Adversários apontam para a inexperiência administrativa e a pouca atuação legislativa. Segundo o New York Times, de cerca de 20 projetos de lei que ele apresentou, só três se tornaram lei.
Na madrugada desta quarta (25), Mamdani discursou em um terraço no Queens, prometendo impedir a ação de agentes mascarados do ICE (órgão de imigração dos EUA) e repetindo temas de campanha, como garantir ônibus grátis. “Uma vida de dignidade não deve ser reservada para poucos afortunados”, afirmou.
Se sua escolha pode soar como uma expectativa de renovação do Partido Democrata, derrotado nas eleições presidenciais com Kamala Harris, ela também será explorada pelos republicanos como sinal de radicalismo.

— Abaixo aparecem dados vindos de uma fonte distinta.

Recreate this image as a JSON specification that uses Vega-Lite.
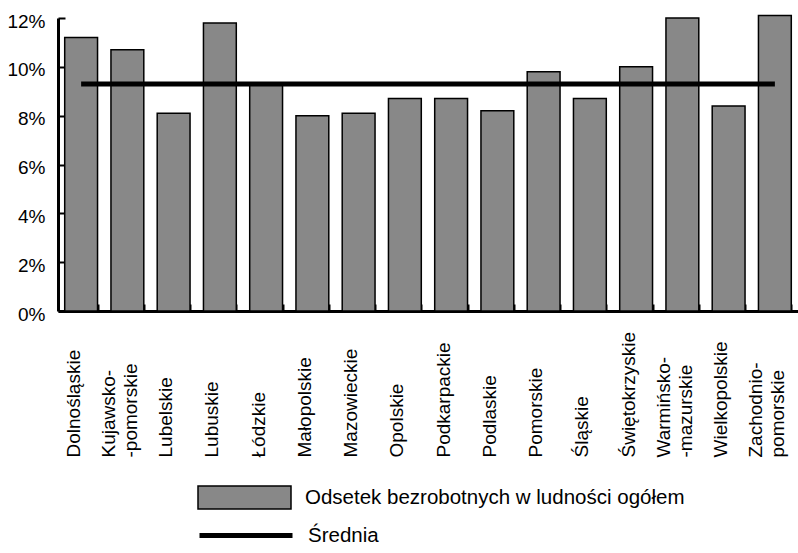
{
  "$schema": "https://vega.github.io/schema/vega-lite/v6.json",
  "width": 740,
  "height": 293,
  "autosize": {"type": "none"},
  "padding": {"left": 58, "top": 18, "right": 0, "bottom": 242},
  "config": {
    "font": "Liberation Sans",
    "view": {"stroke": null},
    "axis": {"grid": false, "domainColor": "black", "tickColor": "black", "labelColor": "black", "titleColor": "black"}
  },
  "data": {
    "values": [
      {"region": "Dolnośląskie", "value": 11.2},
      {"region": "Kujawsko-\n-pomorskie", "value": 10.7},
      {"region": "Lubelskie", "value": 8.1},
      {"region": "Lubuskie", "value": 11.8},
      {"region": "Łódzkie", "value": 9.3},
      {"region": "Małopolskie", "value": 8.0},
      {"region": "Mazowieckie", "value": 8.1},
      {"region": "Opolskie", "value": 8.7},
      {"region": "Podkarpackie", "value": 8.7},
      {"region": "Podlaskie", "value": 8.2},
      {"region": "Pomorskie", "value": 9.8},
      {"region": "Śląskie", "value": 8.7},
      {"region": "Świętokrzyskie", "value": 10.0},
      {"region": "Warmińsko-\n-mazurskie", "value": 12.0},
      {"region": "Wielkopolskie", "value": 8.4},
      {"region": "Zachodnio-\npomorskie", "value": 12.1}
    ]
  },
  "encoding": {
    "x": {
      "field": "region",
      "type": "nominal",
      "sort": null,
      "title": null,
      "scale": {"paddingInner": 0.29, "paddingOuter": 0.145},
      "axis": {
        "labelAngle": -90,
        "labelAlign": "left",
        "labelBaseline": "middle",
        "labelFontSize": 19,
        "labelLineHeight": -11,
        "labelPadding": 153,
        "labelOffset": 3,
        "labelExpr": "indexof(datum.label, '\\n') >= 0 ? [split(datum.label, '\\n')[1], '\u200b', split(datum.label, '\\n')[0]] : ['\u200b', datum.label]",
        "labelLimit": 0,
        "tickBand": "extent",
        "tickSize": -7,
        "tickWidth": 2,
        "domainWidth": 3
      }
    }
  },
  "layer": [
    {
      "mark": {"type": "bar", "stroke": "black", "strokeWidth": 1.5},
      "encoding": {
        "y": {
          "field": "value",
          "type": "quantitative",
          "title": null,
          "scale": {"domain": [0, 12], "nice": false},
          "axis": {
            "values": [0, 2, 4, 6, 8, 10, 12],
            "labelExpr": "datum.value + '%'",
            "labelFontSize": 19,
            "labelPadding": 20,
            "labelOffset": 3,
            "tickSize": -7,
            "tickWidth": 2,
            "domainWidth": 3
          }
        },
        "fill": {
          "datum": "Odsetek bezrobotnych w ludności ogółem",
          "scale": {"range": ["#888888"]},
          "legend": {
            "title": null,
            "orient": "none",
            "legendX": 139,
            "legendY": 432,
            "padding": 0,
            "symbolType": "M-1,-0.247H1V0.247H-1Z",
            "symbolSize": 8649,
            "symbolStrokeColor": "black",
            "symbolStrokeWidth": 1.5,
            "symbolOpacity": 1,
            "labelFontSize": 20.5,
            "labelColor": "black",
            "labelOffset": 13,
            "labelLimit": 600
          }
        }
      }
    },
    {
      "mark": {"type": "line", "strokeWidth": 5},
      "encoding": {
        "y": {"datum": 9.3, "type": "quantitative"},
        "stroke": {
          "datum": "Średnia",
          "scale": {"range": ["black"]},
          "legend": {
            "title": null,
            "orient": "none",
            "legendX": 139,
            "legendY": 468.5,
            "padding": 0,
            "symbolType": "stroke",
            "symbolSize": 8649,
            "symbolStrokeWidth": 5,
            "symbolStrokeColor": "black",
            "labelFontSize": 20.5,
            "labelColor": "black",
            "labelOffset": 13,
            "labelLimit": 600
          }
        }
      }
    }
  ]
}
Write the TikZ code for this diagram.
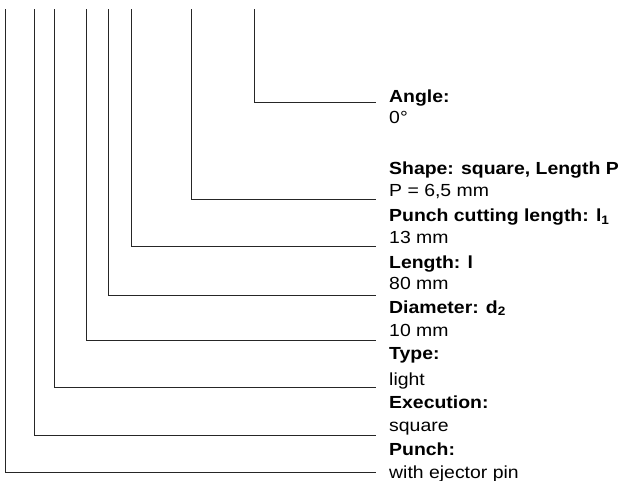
\documentclass[tikz,border=0pt]{standalone}
\usepackage{fontspec}
\setmainfont[FakeStretch=1.11]{Liberation Sans}
\usepackage{tikz}

\begin{document}
\begin{tikzpicture}[x=1pt,y=-1pt,
  ttl/.style={anchor=base west,inner sep=0pt,font=\fontsize{17.5}{20}\selectfont\bfseries},
  val/.style={anchor=base west,inner sep=0pt,font=\fontsize{17.5}{20}\selectfont},
  lead/.style={line width=1pt,black!85}]
  \useasboundingbox (0,0) rectangle (622,481);

  \node (angt) [ttl] at (389,102.7) {Angle:};
  \node (angv) [val] at (389,123.3) {0°};
  \node (shpt) [ttl] at (389,175) {Shape: square, Length P};
  \node (shpv) [val] at (389,196.7) {P = 6,5 mm};
  \node (pclt) [ttl] at (389,221.7) {Punch cutting length: l\textsubscript{1}};
  \node (pclv) [val] at (389,243.3) {13 mm};
  \node (lent) [ttl] at (389,268.3) {Length: l};
  \node (lenv) [val] at (389,290) {80 mm};
  \node (diat) [ttl] at (389,313.3) {Diameter: d\textsubscript{2}};
  \node (diav) [val] at (389,336.7) {10 mm};
  \node (typt) [ttl] at (389,360) {Type:};
  \node (typv) [val] at (389,385) {light};
  \node (exet) [ttl] at (389,408.3) {Execution:};
  \node (exev) [val] at (389,431.7) {square};
  \node (punt) [ttl] at (389,455) {Punch:};
  \node (punv) [val] at (389,478.3) {with ejector pin};

  \path (254,9.3) coordinate (angu) (376,103) coordinate (ange);
  \path (191.7,9.3) coordinate (shpu) (376,200) coordinate (shpe);
  \path (131.3,9.3) coordinate (pclu) (376,247) coordinate (pcle);
  \path (108.7,9.3) coordinate (lenu) (376,296) coordinate (lene);
  \path (86,9.3) coordinate (diau) (376,341) coordinate (diae);
  \path (54.3,9.3) coordinate (typu) (376,388) coordinate (type);
  \path (34.3,9.3) coordinate (exeu) (376,436) coordinate (exee);
  \path (5.7,9.3) coordinate (punu) (376,472) coordinate (pune);

  \draw[lead] (angu) |- (ange);
  \draw[lead] (shpu) |- (shpe);
  \draw[lead] (pclu) |- (pcle);
  \draw[lead] (lenu) |- (lene);
  \draw[lead] (diau) |- (diae);
  \draw[lead] (typu) |- (type);
  \draw[lead] (exeu) |- (exee);
  \draw[lead] (punu) |- (pune);
\end{tikzpicture}
\end{document}
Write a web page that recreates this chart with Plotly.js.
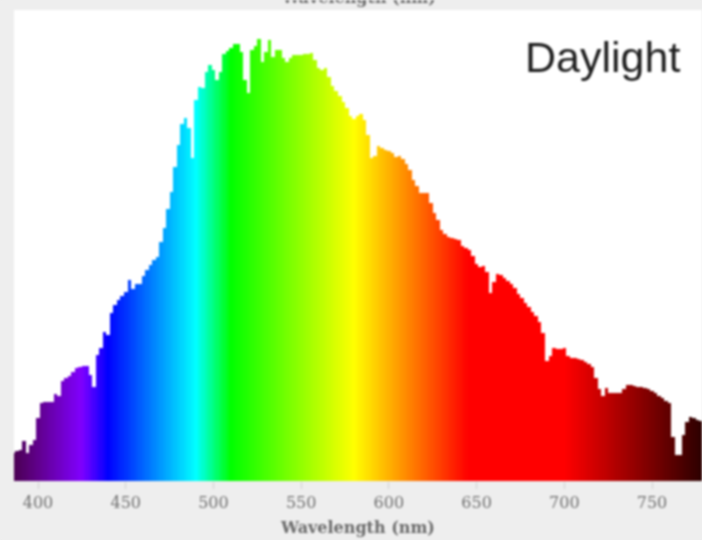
<!DOCTYPE html>
<html>
<head>
<meta charset="utf-8">
<script src="https://cdn.plot.ly/plotly-3.0.1.min.js"></script>
<style>
html,body{margin:0;padding:0;background:#eeeeee;overflow:hidden}
#chart{width:702px;height:540px;filter:blur(1.1px)}
</style>
</head>
<body>
<div id="chart"></div>
<script>
const wavelengths = [386,388,390,392,394,396,398,400,402,404,406,408,410,412,414,416,418,420,422,424,426,428,430,432,434,436,438,440,442,444,446,448,450,452,454,456,458,460,462,464,466,468,470,472,474,476,478,480,482,484,486,488,490,492,494,496,498,500,502,504,506,508,510,512,514,516,518,520,522,524,526,528,530,532,534,536,538,540,542,544,546,548,550,552,554,556,558,560,562,564,566,568,570,572,574,576,578,580,582,584,586,588,590,592,594,596,598,600,602,604,606,608,610,612,614,616,618,620,622,624,626,628,630,632,634,636,638,640,642,644,646,648,650,652,654,656,658,660,662,664,666,668,670,672,674,676,678,680,682,684,686,688,690,692,694,696,698,700,702,704,706,708,710,712,714,716,718,720,722,724,726,728,730,732,734,736,738,740,742,744,746,748,750,752,754,756,758,760,762,764,766,768,770,772,774,776,778];
const intensity = [28,30,31,40,28,36,41,63,78,79,79,79,87,85,100,103,105,109,113,114,115,115,106,94,126,133,149,146,168,176,181,185,189,201,192,197,197,205,211,216,221,224,239,253,272,289,314,336,357,363,353,323,381,394,393,409,416,411,401,409,427,430,433,437,437,429,401,388,431,435,442,419,429,441,424,431,431,423,419,423,426,426,426,427,427,428,421,413,411,413,404,395,390,385,379,373,365,362,365,367,361,346,323,325,335,333,331,330,328,324,325,322,317,311,301,295,288,288,288,278,268,261,251,247,244,243,242,241,235,233,231,225,217,214,215,209,188,199,207,206,203,200,197,193,187,183,178,174,169,165,159,148,120,125,133,132,132,133,125,123,123,122,121,119,117,114,103,92,85,93,88,88,88,88,92,96,96,95,94,94,93,92,90,88,85,83,80,78,44,26,26,46,59,64,63,61,60];
const tickValues = [400,450,500,550,600,650,700,750];
const stopNm = [386,400,425,440,490,510,580,645,700,780];
const stopColors = ['#4a0050','#60008c','#8000ff','#0000ff','#00ffff','#00ff00','#ffff00','#ff0000','#ff0000','#280000'];
const axisTitle = 'Wavelength (nm)';
const label = 'Daylight';

const nmLo = stopNm[0], nmHi = stopNm[stopNm.length-1];
const colorscale = stopNm.map((n,i)=>[(n-nmLo)/(nmHi-nmLo), stopColors[i]]);
const serif = '"DejaVu Serif", "Liberation Serif", serif';

Plotly.newPlot('chart', [{
  type:'bar',
  x:wavelengths,
  y:intensity,
  width:2,
  marker:{color:wavelengths, colorscale:colorscale, cmin:nmLo, cmax:nmHi, showscale:false, line:{width:0}},
  hoverinfo:'x+y'
}], {
  width:702, height:540,
  margin:{l:14,r:0,t:10,b:59,pad:0},
  paper_bgcolor:'#eeeeee',
  plot_bgcolor:'#ffffff',
  bargap:0,
  showlegend:false,
  xaxis:{
    range:[386.3,778.5],
    tickmode:'array',
    tickvals:tickValues,
    ticktext:tickValues.map(String),
    ticks:'outside', ticklen:7, tickcolor:'#d0d0d0', tickwidth:1,
    tickfont:{family:serif,size:16,color:'#707070'},
    showgrid:false, zeroline:false, showline:false,
    title:{text:'<b>'+axisTitle+'</b>',font:{family:serif,size:16,color:'#6a6a6a'},standoff:10}
  },
  yaxis:{range:[0,471],visible:false,fixedrange:true},
  annotations:[
    {xref:'paper',yref:'paper',x:1,y:1,xanchor:'right',yanchor:'top',xshift:-20,yshift:-21,
     text:label,showarrow:false,font:{family:'"Liberation Sans",Arial,sans-serif',size:43,color:'#1e1e1e'}},
    {xref:'paper',yref:'paper',x:0.5,y:1,xanchor:'center',yanchor:'bottom',yshift:1,
     text:'<b>'+axisTitle+'</b>',showarrow:false,font:{family:serif,size:16,color:'#6a6a6a'}}
  ]
},{displayModeBar:false,staticPlot:true});
</script>
</body>
</html>
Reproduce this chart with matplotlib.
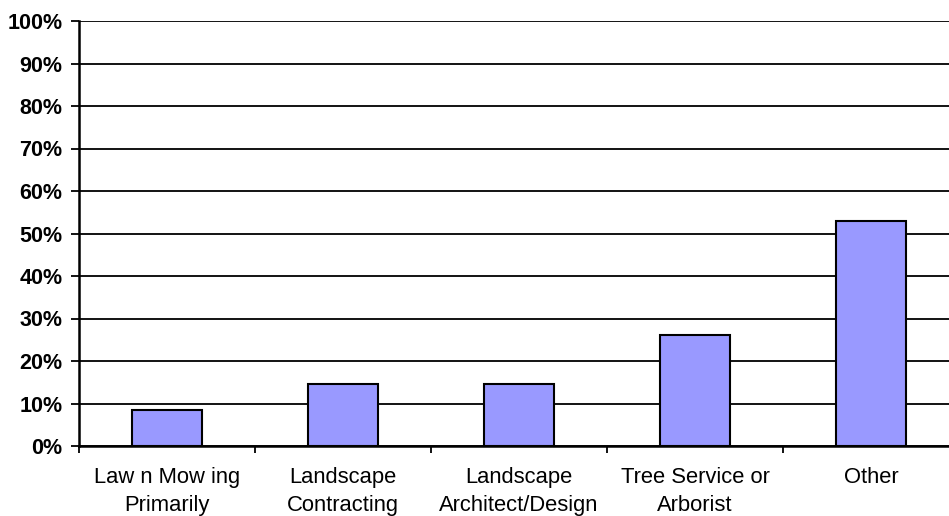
import matplotlib
matplotlib.use("Agg")
import matplotlib.pyplot as plt
import numpy as np

categories = ["Law n Mow ing\nPrimarily", "Landscape\nContracting", "Landscape\nArchitect/Design",
              "Tree Service or\nArborist", "Other"]
values = [8.5, 14.5, 14.5, 26.1, 52.9]
yticks = [0, 10, 20, 30, 40, 50, 60, 70, 80, 90, 100]
ytick_labels = [f"{v}%" for v in yticks]

plt.rcParams['font.family'] = ['Liberation Sans', 'DejaVu Sans']

W, H = 949, 516
fig = plt.figure(figsize=(W / 100, H / 100), dpi=100)
left, right = 79 / W, 959 / W
bottom, top = (H - 446) / H, (H - 21) / H
ax = fig.add_axes([left, bottom, right - left, top - bottom])

x = np.arange(len(categories))
ax.bar(x, values, width=0.4, color="#9999FF", edgecolor="black", linewidth=1.5, zorder=3)

ax.set_xlim(-0.5, len(categories) - 0.5)
ax.set_ylim(0, 100)
ax.set_yticks(yticks)
ax.set_yticklabels(ytick_labels, fontsize=15.5, fontweight="bold")
ax.yaxis.grid(True, color="black", linewidth=1.3, zorder=0)
ax.set_axisbelow(True)

ax.set_xticks(x)
ax.set_xticklabels(categories, fontsize=15.8, linespacing=1.45)
ax.tick_params(axis="x", which="major", length=0, pad=15)
ax.set_xticks(np.arange(len(categories) + 1) - 0.5, minor=True)
ax.tick_params(axis="x", which="minor", length=5, width=1.3, direction="out")
ax.tick_params(axis="y", length=6, width=1.3, direction="out", pad=6)

for s in ["top", "right"]:
    ax.spines[s].set_visible(False)
ax.spines["left"].set_linewidth(1.8)
ax.spines["bottom"].set_linewidth(1.8)

fig.savefig("out.png", dpi=100)
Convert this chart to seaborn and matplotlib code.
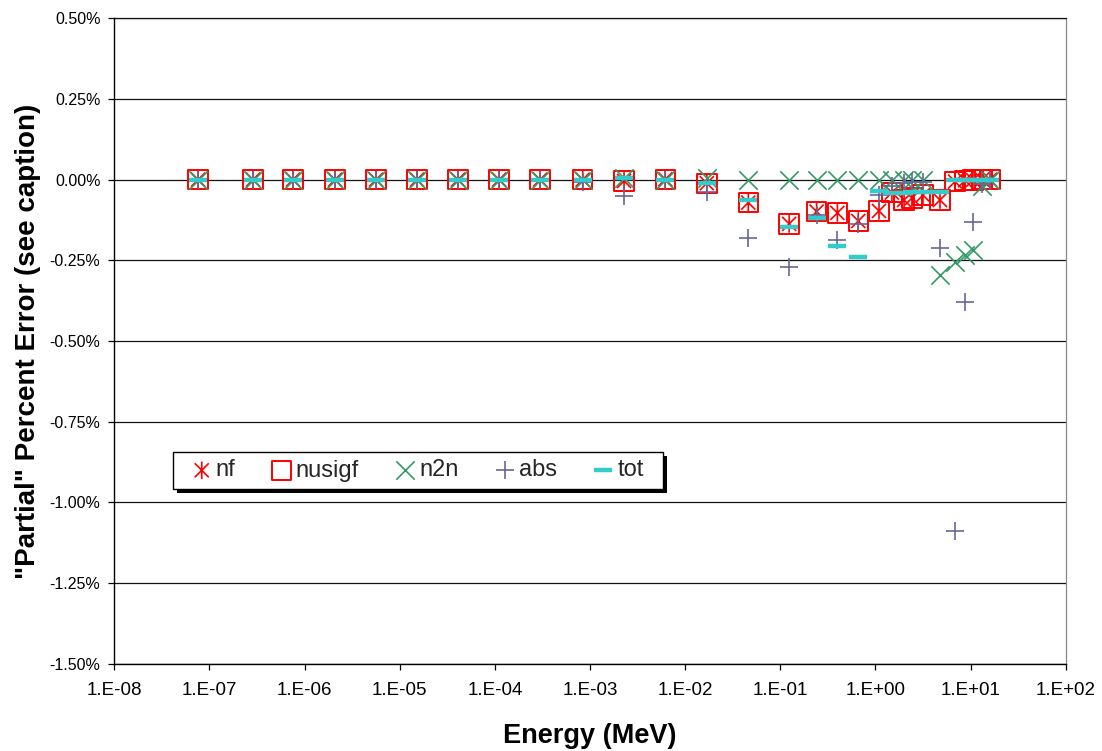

“Já tivemos Esquerdistas Radicais antes, mas isso está ficando um pouco ridículo. Ele parece TERRÍVEL, sua voz é irritante, ele não é muito inteligente. Sim, este é um grande momento na História do nosso País!”, escreveu Trump nas redes sociais.
Em tom irônico, o vice-presidente, J. D. Vance, postou na rede social BlueSky: “Parabéns ao novo líder do Partido Democrata”. O Comitê Nacional Republicano do Congresso foi na mesma linha e disse que ele é um “radical antissemita”.
Em Wall Street, a recepção tampouco foi das melhores. Mamdani fez campanha com a ajuda de voluntários contra um adversário que teve o apoio de bilionários. O ex-prefeito Michael Bloomberg e outros grandes empresários endossaram o ex-governador. Segundo o Wall Street Journal, investidores tentaram articular a derrota de Mamdani nas primárias, e há quem prefira apoiar Eric Adams, o atual prefeito.